A step forward towards inclusivity and respect
You receive an email from someone whose email signature ends with the name ‘Jane Mark’ or ‘Sascha Smith’ and you start scratching your head with the following questions:
Is Jane or Mark the first name?
Is Sascha a male or a female?
How do I reply to this person – Mr or Ms or…?
It so happens that many times, irrespective if you are cisgender or transgender person, when communicating with people from all over the world, we are faced with names that are either are beyond our cultural knowledge and thus unrecognizable in their gender or names which we often assume their gender based on our personal biases and preferences.
Some names can be gender-neutral (for e.g Chris, Alex, Sascha, Rain) and some names can be surnames or vice-versa (for e.g Mark, Clayton, Jay).
Adding Pronouns (He-Him-His / She-Her-Hers / They-Their-Them) as part of your email signature is a step forward towards embracing values of respect and inclusion as well as creating a dialogue towards increased sensitivity of people’s diverse identities.
In certain cases, transgender people may be going through their transition and one of the first steps they take is to change their gender pronoun. It is therefore important to recognize the pronouns they prefer to use rather than assuming their gender based on their physical appearance.

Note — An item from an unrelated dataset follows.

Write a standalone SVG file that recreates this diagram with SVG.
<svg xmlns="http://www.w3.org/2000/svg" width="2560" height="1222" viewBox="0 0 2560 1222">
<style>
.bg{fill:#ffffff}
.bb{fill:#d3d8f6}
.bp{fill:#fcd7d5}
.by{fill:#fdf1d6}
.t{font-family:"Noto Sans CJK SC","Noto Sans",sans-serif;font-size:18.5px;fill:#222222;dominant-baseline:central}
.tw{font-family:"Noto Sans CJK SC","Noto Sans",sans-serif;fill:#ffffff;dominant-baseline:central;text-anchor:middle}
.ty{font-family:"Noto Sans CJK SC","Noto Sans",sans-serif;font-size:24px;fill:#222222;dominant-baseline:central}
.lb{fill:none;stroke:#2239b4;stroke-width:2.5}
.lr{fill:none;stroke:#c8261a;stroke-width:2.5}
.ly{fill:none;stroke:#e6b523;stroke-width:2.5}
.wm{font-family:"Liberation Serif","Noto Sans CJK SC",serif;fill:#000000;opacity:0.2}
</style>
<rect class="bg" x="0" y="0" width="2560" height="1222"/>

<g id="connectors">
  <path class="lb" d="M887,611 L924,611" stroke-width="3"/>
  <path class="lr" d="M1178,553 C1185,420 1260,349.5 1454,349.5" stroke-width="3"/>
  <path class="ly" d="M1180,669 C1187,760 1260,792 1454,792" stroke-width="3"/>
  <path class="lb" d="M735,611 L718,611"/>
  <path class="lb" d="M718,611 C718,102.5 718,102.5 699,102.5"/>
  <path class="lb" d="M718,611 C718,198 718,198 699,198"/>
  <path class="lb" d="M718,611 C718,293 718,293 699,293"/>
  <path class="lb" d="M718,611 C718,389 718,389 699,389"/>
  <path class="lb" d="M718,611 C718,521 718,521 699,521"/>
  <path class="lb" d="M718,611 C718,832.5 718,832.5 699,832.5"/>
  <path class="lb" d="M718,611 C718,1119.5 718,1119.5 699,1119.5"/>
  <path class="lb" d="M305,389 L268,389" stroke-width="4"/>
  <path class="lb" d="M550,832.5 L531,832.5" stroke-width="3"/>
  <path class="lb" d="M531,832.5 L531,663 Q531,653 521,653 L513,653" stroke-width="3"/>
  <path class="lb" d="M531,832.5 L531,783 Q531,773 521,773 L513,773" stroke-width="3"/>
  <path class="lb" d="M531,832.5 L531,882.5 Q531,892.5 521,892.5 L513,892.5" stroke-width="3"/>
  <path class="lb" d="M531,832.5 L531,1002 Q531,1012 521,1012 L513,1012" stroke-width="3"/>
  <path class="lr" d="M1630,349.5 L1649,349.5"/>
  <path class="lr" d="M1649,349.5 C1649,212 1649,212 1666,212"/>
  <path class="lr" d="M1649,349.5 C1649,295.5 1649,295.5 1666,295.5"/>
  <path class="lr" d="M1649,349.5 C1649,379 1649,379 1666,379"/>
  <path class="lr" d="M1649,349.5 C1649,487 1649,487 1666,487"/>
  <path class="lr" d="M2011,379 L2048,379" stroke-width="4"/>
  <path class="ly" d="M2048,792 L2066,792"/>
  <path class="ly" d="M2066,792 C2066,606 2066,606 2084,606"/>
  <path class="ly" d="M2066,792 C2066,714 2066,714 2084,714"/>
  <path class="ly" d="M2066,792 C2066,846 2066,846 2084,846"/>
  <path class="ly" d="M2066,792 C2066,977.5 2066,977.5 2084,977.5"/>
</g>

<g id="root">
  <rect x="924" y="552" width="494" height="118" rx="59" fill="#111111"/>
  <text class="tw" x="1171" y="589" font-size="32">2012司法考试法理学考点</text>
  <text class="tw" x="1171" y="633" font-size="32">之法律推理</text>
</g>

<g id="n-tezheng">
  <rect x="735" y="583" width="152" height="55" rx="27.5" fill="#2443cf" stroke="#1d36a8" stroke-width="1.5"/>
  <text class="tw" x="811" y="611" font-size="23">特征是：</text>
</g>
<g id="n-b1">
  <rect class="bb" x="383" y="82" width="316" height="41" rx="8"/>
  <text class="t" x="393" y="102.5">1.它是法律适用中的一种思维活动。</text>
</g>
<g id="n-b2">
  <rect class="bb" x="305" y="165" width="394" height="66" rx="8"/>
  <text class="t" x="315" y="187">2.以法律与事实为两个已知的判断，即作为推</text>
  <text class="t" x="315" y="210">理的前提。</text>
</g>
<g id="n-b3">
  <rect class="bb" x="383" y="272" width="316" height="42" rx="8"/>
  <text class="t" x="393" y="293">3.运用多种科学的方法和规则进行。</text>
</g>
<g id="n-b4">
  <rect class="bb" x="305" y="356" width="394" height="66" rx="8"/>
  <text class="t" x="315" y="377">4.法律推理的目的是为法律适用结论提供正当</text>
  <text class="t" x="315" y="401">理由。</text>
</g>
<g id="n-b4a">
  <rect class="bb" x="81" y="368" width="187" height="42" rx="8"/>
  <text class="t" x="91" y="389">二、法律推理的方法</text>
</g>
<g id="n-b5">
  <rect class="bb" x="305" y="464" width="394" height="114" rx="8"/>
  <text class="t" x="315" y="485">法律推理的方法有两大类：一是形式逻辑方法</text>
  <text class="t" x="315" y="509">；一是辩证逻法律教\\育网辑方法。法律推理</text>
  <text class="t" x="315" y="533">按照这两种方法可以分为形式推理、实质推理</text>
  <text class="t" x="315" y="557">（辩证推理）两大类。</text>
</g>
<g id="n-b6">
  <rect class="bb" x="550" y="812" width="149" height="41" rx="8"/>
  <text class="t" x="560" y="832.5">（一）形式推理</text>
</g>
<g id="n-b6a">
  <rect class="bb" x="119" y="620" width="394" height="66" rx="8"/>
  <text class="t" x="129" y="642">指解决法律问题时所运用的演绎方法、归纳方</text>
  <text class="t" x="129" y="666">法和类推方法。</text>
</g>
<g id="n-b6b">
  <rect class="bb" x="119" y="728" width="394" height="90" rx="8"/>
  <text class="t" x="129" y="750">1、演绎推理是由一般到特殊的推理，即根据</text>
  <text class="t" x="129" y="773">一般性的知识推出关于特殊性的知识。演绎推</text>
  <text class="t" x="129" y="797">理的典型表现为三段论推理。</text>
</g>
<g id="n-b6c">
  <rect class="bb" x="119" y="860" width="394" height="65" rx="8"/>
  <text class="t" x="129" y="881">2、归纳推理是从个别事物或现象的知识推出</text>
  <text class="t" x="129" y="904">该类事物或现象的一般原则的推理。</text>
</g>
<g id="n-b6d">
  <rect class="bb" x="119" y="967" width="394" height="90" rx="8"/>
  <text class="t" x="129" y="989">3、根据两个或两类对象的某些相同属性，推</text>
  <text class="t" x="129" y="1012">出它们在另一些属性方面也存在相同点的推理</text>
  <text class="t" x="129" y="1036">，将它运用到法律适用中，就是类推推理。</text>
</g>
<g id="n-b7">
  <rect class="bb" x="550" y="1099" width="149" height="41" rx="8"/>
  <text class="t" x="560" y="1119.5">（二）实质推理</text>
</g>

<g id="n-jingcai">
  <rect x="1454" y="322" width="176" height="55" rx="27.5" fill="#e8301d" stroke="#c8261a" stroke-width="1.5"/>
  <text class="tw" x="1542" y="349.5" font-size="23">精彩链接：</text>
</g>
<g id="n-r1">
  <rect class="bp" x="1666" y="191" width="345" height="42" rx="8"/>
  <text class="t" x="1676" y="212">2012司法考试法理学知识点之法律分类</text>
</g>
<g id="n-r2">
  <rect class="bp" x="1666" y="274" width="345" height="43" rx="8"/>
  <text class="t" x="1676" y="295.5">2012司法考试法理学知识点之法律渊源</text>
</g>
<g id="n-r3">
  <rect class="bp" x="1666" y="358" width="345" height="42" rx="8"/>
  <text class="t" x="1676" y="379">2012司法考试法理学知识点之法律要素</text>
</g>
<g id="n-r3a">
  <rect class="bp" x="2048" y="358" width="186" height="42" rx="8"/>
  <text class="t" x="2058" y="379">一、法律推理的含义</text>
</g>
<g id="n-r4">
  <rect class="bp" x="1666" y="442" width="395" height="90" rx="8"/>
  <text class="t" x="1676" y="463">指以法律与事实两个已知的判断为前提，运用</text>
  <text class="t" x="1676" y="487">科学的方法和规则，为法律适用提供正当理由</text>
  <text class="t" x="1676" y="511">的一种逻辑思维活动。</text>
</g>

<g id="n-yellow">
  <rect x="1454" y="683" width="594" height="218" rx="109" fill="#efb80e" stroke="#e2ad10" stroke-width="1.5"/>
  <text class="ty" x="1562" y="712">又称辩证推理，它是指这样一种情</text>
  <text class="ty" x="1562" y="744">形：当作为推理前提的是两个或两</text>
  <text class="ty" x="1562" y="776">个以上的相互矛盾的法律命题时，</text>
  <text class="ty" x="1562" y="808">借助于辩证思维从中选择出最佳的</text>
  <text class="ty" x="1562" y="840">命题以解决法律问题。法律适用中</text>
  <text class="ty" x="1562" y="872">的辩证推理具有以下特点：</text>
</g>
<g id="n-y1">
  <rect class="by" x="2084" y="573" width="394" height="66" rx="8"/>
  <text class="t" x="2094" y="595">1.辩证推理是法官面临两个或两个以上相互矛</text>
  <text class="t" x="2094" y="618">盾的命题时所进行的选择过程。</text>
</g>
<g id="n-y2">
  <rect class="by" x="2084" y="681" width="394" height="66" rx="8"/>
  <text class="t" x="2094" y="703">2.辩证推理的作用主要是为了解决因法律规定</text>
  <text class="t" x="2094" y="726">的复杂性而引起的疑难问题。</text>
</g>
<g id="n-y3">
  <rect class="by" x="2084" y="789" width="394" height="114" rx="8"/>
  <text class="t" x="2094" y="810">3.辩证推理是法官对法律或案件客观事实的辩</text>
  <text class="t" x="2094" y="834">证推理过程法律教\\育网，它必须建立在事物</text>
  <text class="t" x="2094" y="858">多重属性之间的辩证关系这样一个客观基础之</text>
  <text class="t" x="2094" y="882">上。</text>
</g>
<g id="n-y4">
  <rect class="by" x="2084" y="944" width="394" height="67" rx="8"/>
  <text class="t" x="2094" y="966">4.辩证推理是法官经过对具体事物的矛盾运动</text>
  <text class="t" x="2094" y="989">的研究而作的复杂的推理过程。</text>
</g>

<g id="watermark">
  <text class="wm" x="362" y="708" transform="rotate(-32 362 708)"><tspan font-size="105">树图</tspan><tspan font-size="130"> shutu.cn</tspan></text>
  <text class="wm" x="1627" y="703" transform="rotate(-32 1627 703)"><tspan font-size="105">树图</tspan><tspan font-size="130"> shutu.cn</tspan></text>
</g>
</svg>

Another reason to add your preferred pronoun is that some people do not define themselves as either male or female; they are often referred to as Non-Binary or Genderfluid/Genderqueer and in this case, would be offensive and disrespectful if their gender is assumed without first asking. In such cases, they are referred to by the gender pronouns ‘They/Their/Them’. Other forms of pronouns can be used, and this should be left at the discretion of the person to identify with whatever pronoun they prefer to use.